EXERCISE BRIEF: From the listing that follows, output everything exactly except the pictures.
####
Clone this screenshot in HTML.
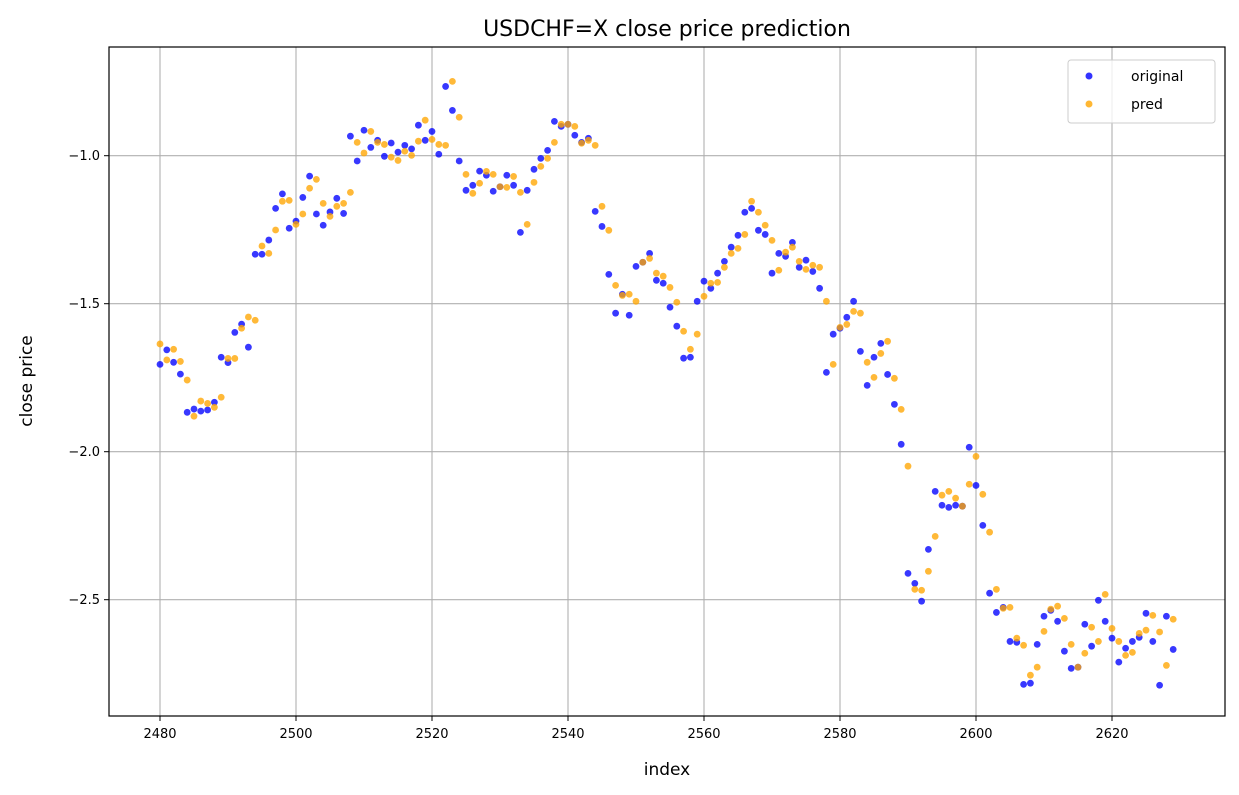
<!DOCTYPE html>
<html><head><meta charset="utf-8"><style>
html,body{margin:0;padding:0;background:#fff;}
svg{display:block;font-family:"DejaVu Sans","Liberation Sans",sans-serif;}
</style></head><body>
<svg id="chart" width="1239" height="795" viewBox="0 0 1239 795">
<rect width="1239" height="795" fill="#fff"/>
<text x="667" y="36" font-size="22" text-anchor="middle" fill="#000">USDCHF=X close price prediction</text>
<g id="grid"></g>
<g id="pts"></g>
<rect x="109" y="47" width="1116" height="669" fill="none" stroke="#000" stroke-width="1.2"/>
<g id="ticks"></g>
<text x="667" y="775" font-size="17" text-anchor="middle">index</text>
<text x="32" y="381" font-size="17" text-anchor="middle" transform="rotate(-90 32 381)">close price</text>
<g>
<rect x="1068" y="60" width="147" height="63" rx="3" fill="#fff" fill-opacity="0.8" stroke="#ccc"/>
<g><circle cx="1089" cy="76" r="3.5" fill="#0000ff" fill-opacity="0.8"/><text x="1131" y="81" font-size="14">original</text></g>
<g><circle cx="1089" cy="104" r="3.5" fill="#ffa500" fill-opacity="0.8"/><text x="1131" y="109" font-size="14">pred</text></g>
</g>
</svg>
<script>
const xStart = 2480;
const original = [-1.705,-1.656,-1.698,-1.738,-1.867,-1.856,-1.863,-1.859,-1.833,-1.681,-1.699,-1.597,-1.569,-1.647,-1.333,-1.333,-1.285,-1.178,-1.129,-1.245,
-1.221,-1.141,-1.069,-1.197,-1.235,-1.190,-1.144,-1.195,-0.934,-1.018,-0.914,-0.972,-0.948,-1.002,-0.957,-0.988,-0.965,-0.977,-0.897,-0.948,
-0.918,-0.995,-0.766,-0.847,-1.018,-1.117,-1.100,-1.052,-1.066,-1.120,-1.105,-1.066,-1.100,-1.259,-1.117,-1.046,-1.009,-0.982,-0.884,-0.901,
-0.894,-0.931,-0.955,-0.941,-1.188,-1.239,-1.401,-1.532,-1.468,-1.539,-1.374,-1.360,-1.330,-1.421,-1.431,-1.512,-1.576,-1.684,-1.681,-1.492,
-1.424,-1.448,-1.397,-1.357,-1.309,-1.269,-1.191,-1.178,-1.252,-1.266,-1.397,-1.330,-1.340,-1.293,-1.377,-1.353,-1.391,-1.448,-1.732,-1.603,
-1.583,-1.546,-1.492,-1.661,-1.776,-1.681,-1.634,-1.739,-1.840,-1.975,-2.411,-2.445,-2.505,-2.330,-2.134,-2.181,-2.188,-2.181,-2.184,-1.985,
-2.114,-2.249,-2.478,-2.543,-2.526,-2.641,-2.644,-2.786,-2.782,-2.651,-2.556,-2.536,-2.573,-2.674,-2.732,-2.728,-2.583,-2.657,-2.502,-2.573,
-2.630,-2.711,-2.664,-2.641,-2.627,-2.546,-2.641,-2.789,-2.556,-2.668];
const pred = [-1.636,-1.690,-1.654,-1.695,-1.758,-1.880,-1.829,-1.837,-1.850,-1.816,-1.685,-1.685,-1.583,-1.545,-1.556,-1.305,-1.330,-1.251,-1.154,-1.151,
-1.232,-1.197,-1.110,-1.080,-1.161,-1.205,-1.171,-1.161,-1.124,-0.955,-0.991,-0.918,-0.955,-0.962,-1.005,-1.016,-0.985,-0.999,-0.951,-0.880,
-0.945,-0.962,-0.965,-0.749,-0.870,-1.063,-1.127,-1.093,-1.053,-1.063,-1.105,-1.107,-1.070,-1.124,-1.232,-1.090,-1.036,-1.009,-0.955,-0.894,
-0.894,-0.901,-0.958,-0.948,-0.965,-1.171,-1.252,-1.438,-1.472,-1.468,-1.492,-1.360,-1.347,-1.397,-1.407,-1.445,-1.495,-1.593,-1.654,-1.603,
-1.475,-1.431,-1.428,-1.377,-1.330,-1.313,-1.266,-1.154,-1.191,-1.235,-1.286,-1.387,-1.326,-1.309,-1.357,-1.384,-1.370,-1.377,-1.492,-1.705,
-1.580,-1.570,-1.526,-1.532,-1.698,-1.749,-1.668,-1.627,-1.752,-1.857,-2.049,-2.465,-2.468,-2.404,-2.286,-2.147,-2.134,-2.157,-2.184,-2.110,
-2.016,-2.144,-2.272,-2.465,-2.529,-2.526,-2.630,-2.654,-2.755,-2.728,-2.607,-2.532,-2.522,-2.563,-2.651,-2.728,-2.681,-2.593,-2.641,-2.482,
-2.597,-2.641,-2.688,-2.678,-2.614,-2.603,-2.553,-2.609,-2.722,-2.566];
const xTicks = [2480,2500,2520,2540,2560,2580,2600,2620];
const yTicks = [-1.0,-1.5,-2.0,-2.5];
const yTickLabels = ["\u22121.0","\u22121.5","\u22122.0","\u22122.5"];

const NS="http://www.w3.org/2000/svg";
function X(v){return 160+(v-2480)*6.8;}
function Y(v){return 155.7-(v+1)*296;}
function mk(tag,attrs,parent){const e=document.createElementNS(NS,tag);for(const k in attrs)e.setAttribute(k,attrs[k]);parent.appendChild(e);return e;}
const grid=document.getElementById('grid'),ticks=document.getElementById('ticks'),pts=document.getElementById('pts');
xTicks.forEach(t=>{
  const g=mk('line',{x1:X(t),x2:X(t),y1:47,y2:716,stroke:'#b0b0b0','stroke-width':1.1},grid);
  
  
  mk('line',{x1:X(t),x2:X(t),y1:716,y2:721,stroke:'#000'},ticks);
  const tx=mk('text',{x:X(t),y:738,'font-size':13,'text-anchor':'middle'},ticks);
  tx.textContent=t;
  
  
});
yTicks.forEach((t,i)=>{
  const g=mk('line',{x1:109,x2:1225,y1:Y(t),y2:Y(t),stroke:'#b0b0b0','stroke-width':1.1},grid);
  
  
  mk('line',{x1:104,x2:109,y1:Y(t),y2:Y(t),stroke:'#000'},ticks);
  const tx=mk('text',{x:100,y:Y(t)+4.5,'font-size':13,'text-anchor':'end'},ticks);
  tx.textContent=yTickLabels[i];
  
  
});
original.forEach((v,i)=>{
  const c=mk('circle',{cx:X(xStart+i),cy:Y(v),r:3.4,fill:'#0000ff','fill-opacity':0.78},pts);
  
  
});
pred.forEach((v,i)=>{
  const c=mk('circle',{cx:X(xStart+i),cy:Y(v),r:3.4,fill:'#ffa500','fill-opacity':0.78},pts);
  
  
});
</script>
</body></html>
####
SOLUTION TO THE EXERCISE:
Clone this screenshot in HTML.
<!DOCTYPE html>
<html><head><meta charset="utf-8"><style>
html,body{margin:0;padding:0;background:#fff;}
svg{display:block;font-family:"DejaVu Sans","Liberation Sans",sans-serif;}
</style></head><body>
<svg id="chart" width="1239" height="795" viewBox="0 0 1239 795">
<rect width="1239" height="795" fill="#fff"/>
<text x="667" y="36" font-size="22" text-anchor="middle" fill="#000">USDCHF=X close price prediction</text>
<g id="grid"></g>
<g id="pts"></g>
<rect x="109" y="47" width="1116" height="669" fill="none" stroke="#000" stroke-width="1.2"/>
<g id="ticks"></g>
<text x="667" y="775" font-size="17" text-anchor="middle">index</text>
<text x="32" y="381" font-size="17" text-anchor="middle" transform="rotate(-90 32 381)">close price</text>
<g>
<rect x="1068" y="60" width="147" height="63" rx="3" fill="#fff" fill-opacity="0.8" stroke="#ccc"/>
<g><circle cx="1089" cy="76" r="3.5" fill="#0000ff" fill-opacity="0.8"/><text x="1131" y="81" font-size="14">original</text></g>
<g><circle cx="1089" cy="104" r="3.5" fill="#ffa500" fill-opacity="0.8"/><text x="1131" y="109" font-size="14">pred</text></g>
</g>
</svg>
<script>
const xStart = 2480;
const original = [-1.705,-1.656,-1.698,-1.738,-1.867,-1.856,-1.863,-1.859,-1.833,-1.681,-1.699,-1.597,-1.569,-1.647,-1.333,-1.333,-1.285,-1.178,-1.129,-1.245,
-1.221,-1.141,-1.069,-1.197,-1.235,-1.190,-1.144,-1.195,-0.934,-1.018,-0.914,-0.972,-0.948,-1.002,-0.957,-0.988,-0.965,-0.977,-0.897,-0.948,
-0.918,-0.995,-0.766,-0.847,-1.018,-1.117,-1.100,-1.052,-1.066,-1.120,-1.105,-1.066,-1.100,-1.259,-1.117,-1.046,-1.009,-0.982,-0.884,-0.901,
-0.894,-0.931,-0.955,-0.941,-1.188,-1.239,-1.401,-1.532,-1.468,-1.539,-1.374,-1.360,-1.330,-1.421,-1.431,-1.512,-1.576,-1.684,-1.681,-1.492,
-1.424,-1.448,-1.397,-1.357,-1.309,-1.269,-1.191,-1.178,-1.252,-1.266,-1.397,-1.330,-1.340,-1.293,-1.377,-1.353,-1.391,-1.448,-1.732,-1.603,
-1.583,-1.546,-1.492,-1.661,-1.776,-1.681,-1.634,-1.739,-1.840,-1.975,-2.411,-2.445,-2.505,-2.330,-2.134,-2.181,-2.188,-2.181,-2.184,-1.985,
-2.114,-2.249,-2.478,-2.543,-2.526,-2.641,-2.644,-2.786,-2.782,-2.651,-2.556,-2.536,-2.573,-2.674,-2.732,-2.728,-2.583,-2.657,-2.502,-2.573,
-2.630,-2.711,-2.664,-2.641,-2.627,-2.546,-2.641,-2.789,-2.556,-2.668];
const pred = [-1.636,-1.690,-1.654,-1.695,-1.758,-1.880,-1.829,-1.837,-1.850,-1.816,-1.685,-1.685,-1.583,-1.545,-1.556,-1.305,-1.330,-1.251,-1.154,-1.151,
-1.232,-1.197,-1.110,-1.080,-1.161,-1.205,-1.171,-1.161,-1.124,-0.955,-0.991,-0.918,-0.955,-0.962,-1.005,-1.016,-0.985,-0.999,-0.951,-0.880,
-0.945,-0.962,-0.965,-0.749,-0.870,-1.063,-1.127,-1.093,-1.053,-1.063,-1.105,-1.107,-1.070,-1.124,-1.232,-1.090,-1.036,-1.009,-0.955,-0.894,
-0.894,-0.901,-0.958,-0.948,-0.965,-1.171,-1.252,-1.438,-1.472,-1.468,-1.492,-1.360,-1.347,-1.397,-1.407,-1.445,-1.495,-1.593,-1.654,-1.603,
-1.475,-1.431,-1.428,-1.377,-1.330,-1.313,-1.266,-1.154,-1.191,-1.235,-1.286,-1.387,-1.326,-1.309,-1.357,-1.384,-1.370,-1.377,-1.492,-1.705,
-1.580,-1.570,-1.526,-1.532,-1.698,-1.749,-1.668,-1.627,-1.752,-1.857,-2.049,-2.465,-2.468,-2.404,-2.286,-2.147,-2.134,-2.157,-2.184,-2.110,
-2.016,-2.144,-2.272,-2.465,-2.529,-2.526,-2.630,-2.654,-2.755,-2.728,-2.607,-2.532,-2.522,-2.563,-2.651,-2.728,-2.681,-2.593,-2.641,-2.482,
-2.597,-2.641,-2.688,-2.678,-2.614,-2.603,-2.553,-2.609,-2.722,-2.566];
const xTicks = [2480,2500,2520,2540,2560,2580,2600,2620];
const yTicks = [-1.0,-1.5,-2.0,-2.5];
const yTickLabels = ["\u22121.0","\u22121.5","\u22122.0","\u22122.5"];

const NS="http://www.w3.org/2000/svg";
function X(v){return 160+(v-2480)*6.8;}
function Y(v){return 155.7-(v+1)*296;}
function mk(tag,attrs,parent){const e=document.createElementNS(NS,tag);for(const k in attrs)e.setAttribute(k,attrs[k]);parent.appendChild(e);return e;}
const grid=document.getElementById('grid'),ticks=document.getElementById('ticks'),pts=document.getElementById('pts');
xTicks.forEach(t=>{
  const g=mk('line',{x1:X(t),x2:X(t),y1:47,y2:716,stroke:'#b0b0b0','stroke-width':1.1},grid);
  
  
  mk('line',{x1:X(t),x2:X(t),y1:716,y2:721,stroke:'#000'},ticks);
  const tx=mk('text',{x:X(t),y:738,'font-size':13,'text-anchor':'middle'},ticks);
  tx.textContent=t;
  
  
});
yTicks.forEach((t,i)=>{
  const g=mk('line',{x1:109,x2:1225,y1:Y(t),y2:Y(t),stroke:'#b0b0b0','stroke-width':1.1},grid);
  
  
  mk('line',{x1:104,x2:109,y1:Y(t),y2:Y(t),stroke:'#000'},ticks);
  const tx=mk('text',{x:100,y:Y(t)+4.5,'font-size':13,'text-anchor':'end'},ticks);
  tx.textContent=yTickLabels[i];
  
  
});
original.forEach((v,i)=>{
  const c=mk('circle',{cx:X(xStart+i),cy:Y(v),r:3.4,fill:'#0000ff','fill-opacity':0.78},pts);
  
  
});
pred.forEach((v,i)=>{
  const c=mk('circle',{cx:X(xStart+i),cy:Y(v),r:3.4,fill:'#ffa500','fill-opacity':0.78},pts);
  
  
});
</script>
</body></html>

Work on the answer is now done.